Given data –
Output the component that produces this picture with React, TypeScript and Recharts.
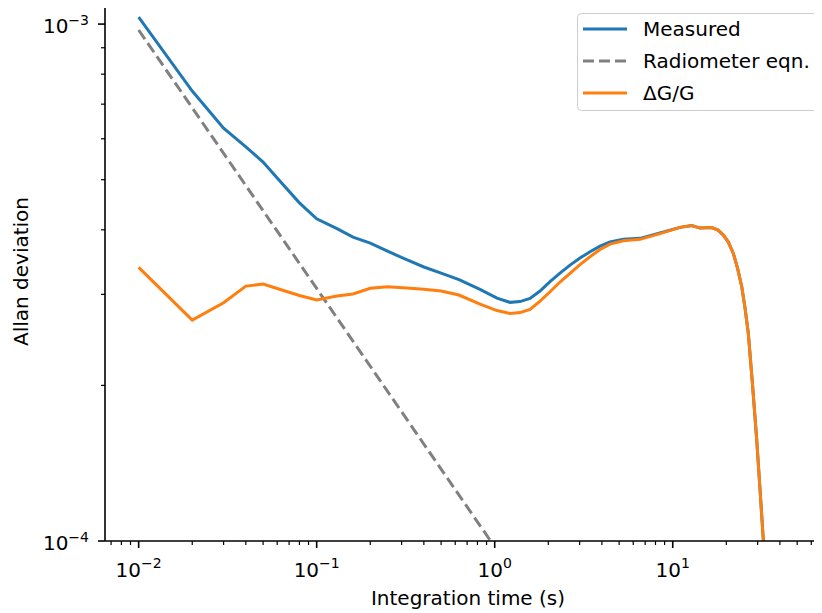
import React from 'react';
import { LineChart, Line, XAxis, YAxis, Legend } from 'recharts';

// ---- data ----
const tau = [0.01, 0.02, 0.03, 0.04, 0.05, 0.06, 0.08, 0.1, 0.13, 0.16, 0.2, 0.25, 0.32, 0.4, 0.5, 0.63,
  0.827, 1.03, 1.219, 1.387, 1.579, 1.797, 2.045, 2.327, 2.649, 3.014, 3.431, 3.904, 4.444, 5.279, 6.553,
  8.483, 10.99, 12.79, 14.23, 16.56, 17.97, 19.25, 20.53, 21.9, 23.12, 24.42, 25.48, 26.58, 28.08, 29.64, 30.94, 32.28, 33.43];

const measuredAdev = [1.032e-3, 7.42e-4, 6.29e-4, 5.79e-4, 5.41e-4, 5.04e-4, 4.51e-4, 4.2e-4, 4.021e-4, 3.872e-4, 3.77e-4, 3.636e-4, 3.501e-4, 3.389e-4, 3.297e-4, 3.204e-4,
  3.068e-4, 2.951e-4, 2.895e-4, 2.905e-4, 2.947e-4, 3.045e-4, 3.174e-4, 3.299e-4, 3.418e-4, 3.526e-4, 3.627e-4, 3.72e-4, 3.791e-4, 3.833e-4, 3.85e-4,
  3.942e-4, 4.043e-4, 4.076e-4, 4.03e-4, 4.039e-4, 3.994e-4, 3.907e-4, 3.787e-4, 3.6e-4, 3.373e-4, 3.104e-4, 2.822e-4, 2.522e-4, 2.003e-4, 1.568e-4, 1.255e-4, 1.0045e-4, 8.41e-5];

const gainAdev = [3.384e-4, 2.676e-4, 2.89e-4, 3.113e-4, 3.141e-4, 3.079e-4, 2.985e-4, 2.925e-4, 2.978e-4, 3.005e-4, 3.082e-4, 3.104e-4, 3.086e-4, 3.068e-4, 3.045e-4, 2.991e-4,
  2.873e-4, 2.791e-4, 2.756e-4, 2.766e-4, 2.806e-4, 2.912e-4, 3.035e-4, 3.17e-4, 3.295e-4, 3.426e-4, 3.548e-4, 3.663e-4, 3.753e-4, 3.808e-4, 3.833e-4,
  3.933e-4, 4.043e-4, 4.076e-4, 4.03e-4, 4.039e-4, 3.994e-4, 3.907e-4, 3.787e-4, 3.6e-4, 3.373e-4, 3.104e-4, 2.822e-4, 2.522e-4, 2.003e-4, 1.568e-4, 1.255e-4, 1.0045e-4, 8.41e-5];

const radiometerTau = [0.01, 0.1, 1.0, 2.0];
const radiometerAdev = [9.74e-4, 3.08e-4, 9.74e-5, 6.89e-5];

const xTicks = [0.007, 0.008, 0.009, 0.01, 0.02, 0.03, 0.04, 0.05, 0.06, 0.07, 0.08, 0.09, 0.1, 0.2, 0.3, 0.4, 0.5, 0.6, 0.7, 0.8, 0.9, 1, 2, 3, 4, 5, 6, 7, 8, 9, 10, 20, 30, 40, 50, 60, 70];
const yTicks = [1e-4, 2e-4, 3e-4, 4e-4, 5e-4, 6e-4, 7e-4, 8e-4, 9e-4, 1e-3];

const seriesNames = ['Measured', 'Radiometer eqn.', '\u0394G/G'];
const xLabel = 'Integration time (s)';
const yLabel = 'Allan deviation';

const xDomain = [0.006471, 77.45];
const yDomain = [1e-4, 1.1034e-3];

const zip = (xs: number[], ys: number[]) => xs.map((x, i) => ({ x, y: ys[i] }));
const measuredData = zip(tau, measuredAdev);
const gainData = zip(tau, gainAdev);
const radiometerData = zip(radiometerTau, radiometerAdev);

const FONT = '"DejaVu Sans", sans-serif';
const BLUE = '#1f77b4';
const ORANGE = '#ff7f0e';
const GRAY = '#808080';

const expInfo = (v: number) => {
  const l = Math.log10(v);
  const e = Math.round(l);
  return { e, major: Math.abs(l - e) < 1e-6 };
};
const expStr = (e: number) => (e < 0 ? '\u2212' + -e : String(e));

const XTick = (props: any) => {
  const { x, y, payload } = props;
  const { e, major } = expInfo(payload.value);
  return (
    <g>
      <line x1={x} x2={x} y1={y} y2={y + (major ? 7 : 4)} stroke="#000" strokeWidth={major ? 1.6 : 1.2} />
      {major && (
        <text x={x} y={y + 36} textAnchor="middle" fontSize={20} fontFamily={FONT} fill="#000">
          10<tspan dy={-9} fontSize={14}>{expStr(e)}</tspan>
        </text>
      )}
    </g>
  );
};

const YTick = (props: any) => {
  const { x, y, payload } = props;
  const { e, major } = expInfo(payload.value);
  return (
    <g>
      <line x1={x} x2={x - (major ? 7 : 4)} y1={y} y2={y} stroke="#000" strokeWidth={major ? 1.6 : 1.2} />
      {major && (
        <text x={x - 16} y={y + 9} textAnchor="end" fontSize={20} fontFamily={FONT} fill="#000">
          10<tspan dy={-8} fontSize={14}>{expStr(e)}</tspan>
        </text>
      )}
    </g>
  );
};

const XLabel = (props: any) => {
  const { viewBox } = props;
  return (
    <text x={viewBox.x + viewBox.width / 2} y={viewBox.y + 64} textAnchor="middle" fontSize={20} fontFamily={FONT} fill="#000">
      {xLabel}
    </text>
  );
};

const YLabel = (props: any) => {
  const { viewBox } = props;
  const cx = 28;
  const cy = viewBox.y + viewBox.height / 2;
  return (
    <text x={cx} y={cy} transform={`rotate(-90 ${cx} ${cy})`} textAnchor="middle" fontSize={20} fontFamily={FONT} fill="#000">
      {yLabel}
    </text>
  );
};

const renderLegend = () => {
  const rows = [
    { name: seriesNames[0], color: BLUE, dash: undefined },
    { name: seriesNames[1], color: GRAY, dash: '11 5' },
    { name: seriesNames[2], color: ORANGE, dash: undefined },
  ];
  return (
    <svg width={243} height={98} style={{ display: 'block' }}>
      <rect x={0.5} y={0.5} width={242} height={97} rx={4} ry={4} fill="rgba(255,255,255,0.8)" stroke="#cccccc" strokeWidth={1} />
      {rows.map((r, i) => (
        <g key={r.name}>
          <line x1={6} x2={50} y1={16 + i * 32} y2={16 + i * 32} stroke={r.color} strokeWidth={3} strokeDasharray={r.dash} />
          <text x={66} y={23 + i * 32} fontSize={20} fontFamily={FONT} fill="#000">
            {r.name}
          </text>
        </g>
      ))}
    </svg>
  );
};

export default function App() {
  return (
    <div style={{ position: 'relative', marginLeft: -8, marginTop: -8, width: 822, height: 613, overflow: 'hidden', background: '#fff' }}>
      <LineChart width={840} height={613} margin={{ top: 2, right: 9, left: 0, bottom: 0 }}>
        <XAxis
          xAxisId="b"
          dataKey="x"
          type="number"
          scale="log"
          domain={xDomain}
          allowDataOverflow
          ticks={xTicks}
          interval={0}
          tick={<XTick />}
          tickLine={false}
          tickSize={0}
          tickMargin={0}
          height={72}
          axisLine={{ stroke: '#000', strokeWidth: 1.6 }}
          label={<XLabel />}
        />
        <XAxis
          xAxisId="t"
          orientation="top"
          dataKey="x"
          type="number"
          scale="log"
          domain={xDomain}
          allowDataOverflow
          height={0}
          tick={false}
          tickLine={false}
          axisLine={{ stroke: '#000', strokeWidth: 1.6 }}
        />
        <YAxis
          yAxisId="l"
          type="number"
          scale="log"
          domain={yDomain}
          allowDataOverflow
          ticks={yTicks}
          interval={0}
          tick={<YTick />}
          tickLine={false}
          tickSize={0}
          tickMargin={0}
          width={105}
          axisLine={{ stroke: '#000', strokeWidth: 1.6 }}
          label={<YLabel />}
        />
        <Line
          xAxisId="b"
          yAxisId="l"
          data={measuredData}
          dataKey="y"
          name={seriesNames[0]}
          stroke={BLUE}
          strokeWidth={3}
          dot={false}
          type="linear"
          isAnimationActive={false}
        />
        <Line
          xAxisId="b"
          yAxisId="l"
          data={radiometerData}
          dataKey="y"
          name={seriesNames[1]}
          stroke={GRAY}
          strokeWidth={3}
          strokeDasharray="11 5"
          dot={false}
          type="linear"
          isAnimationActive={false}
        />
        <Line
          xAxisId="b"
          yAxisId="l"
          data={gainData}
          dataKey="y"
          name={seriesNames[2]}
          stroke={ORANGE}
          strokeWidth={3}
          dot={false}
          type="linear"
          isAnimationActive={false}
        />
        <Legend
          layout="horizontal"
          verticalAlign="middle"
          align="center"
          content={renderLegend}
          wrapperStyle={{ position: 'absolute', left: 577, top: 13, width: 243, height: 98 }}
        />
      </LineChart>
    </div>
  );
}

Work to complete –
The lines from the top of the data above through the one holding "XAxis, YAxis, Legend" are to be repeated exactly, and only those, with no pictures.

Finished task –
Output the component that produces this picture with React, TypeScript and Recharts.
import React from 'react';
import { LineChart, Line, XAxis, YAxis, Legend } from 'recharts';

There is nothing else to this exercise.